Review: Morphology of the Folktale by Vladimir Propp
Book: Morphology of the Folktale
Author: Vladimir Propp, Russian academic on folklore
Year: 1928 original, first print in English in 1958. My edition was from 2003.
Summary: This is not a book about games, but rather a systems-focused approach to dissecting folktales. Dense but delicious substance for deep systems designers who love narrative, but if that doesn’t describe you then do yourself a favor and skip this reading.
I picked up Morphology of the Folktale after seeing it mentioned in the book Quests by Jeff Howard as a very methodical approach to breaking down narratives into functional parts.
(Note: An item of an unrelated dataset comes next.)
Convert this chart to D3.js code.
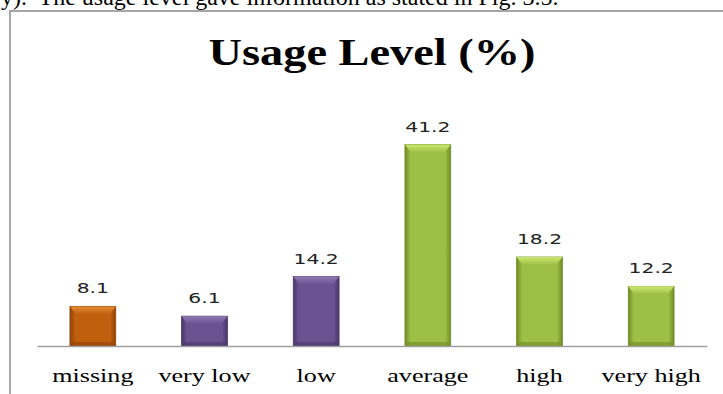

I had a few fellow designers who are comfortable with more academic work recommend it to me as well.
The book is pretty short, just 117 pages plus a very useful reference table at the end. However, it’s translated from Russian, originally written in 1928, and was definitely written for an audience of fellow academics of folklore and literature. All those elements combine to create a fairly dense read with a rigorous, academic, dry, analytical tone. However, I found it easy to follow along and the academic references didn’t hinder comprehension (you don’t need to know the references in order to understand the topic).
Morphology of the Folktale is the author’s attempt to decompose fairy tales into their most basic components – a series of functions strung together in a particular predetermined order. While some tales may skip certain functions, the order (almost) always remains the same. A function for Propp is an event or verb – “an absence takes place” or “a warning is given”. Who gives that warning and who receives it doesn’t matter to Propp in this breakdown – the villain could be a dragon or a witch, the hero a peasant or a bird. It’s the action that determines the tale.
Each of these functions are given a specific annotation until a tale can be written like so:
Borrowed from Hypocrite Reader
A notation like β refers to a function – in this case it means an absence takes place. β² refers specifically to the death of parents, a variation on the absence that is common in tales, while β³ refers to the variant in which younger members of a family or household absent themselves (by going out). Each letter and number then has its own significance and allows us to read the ‘form’ of the tale without the details.
At the start of the book, Propp outlines why he feels the need to break fairy tales into components: all the current classification structures are inadequate, arbitrary, or overlap. They rely on themes or motifs but fail to define them thoroughly. The author claims we need to understand these tales at this abstract, formal, grammar level if we wish to start comparing tales across cultures. This should all sound familiar to game designers, as we wrestle with inconsistent terminology and difficulty classifying games by outdated genre definitions.
I really liked this book, but I liked it for its dry, formal analysis of literature that others may find lacking. Algorithmic approaches to storytelling and breaking down a tale into a specific formula fascinates me and horrifies many others. If you find yourself in the second camp I recommend skipping this book. If the mathematically annotation I quoted earlier doesn’t scare you off and you find the rest of the subject interesting, I highly recommend it. However, having a good understanding of the Hero’s Journey would be helpful as there’s a lot of crossover between the two books. For fun, I recommend checking out this PhD thesis that maps Propp’s morphology to the Harry Potter series.
I definitely think it’s worth reading if you are a systems designer with narrative tendencies, or interested in systems design and how that relates to story structure. If anything, it’s refreshing to see a highly formal structure emerge from an art (fairy tales) we’re all very familiar with.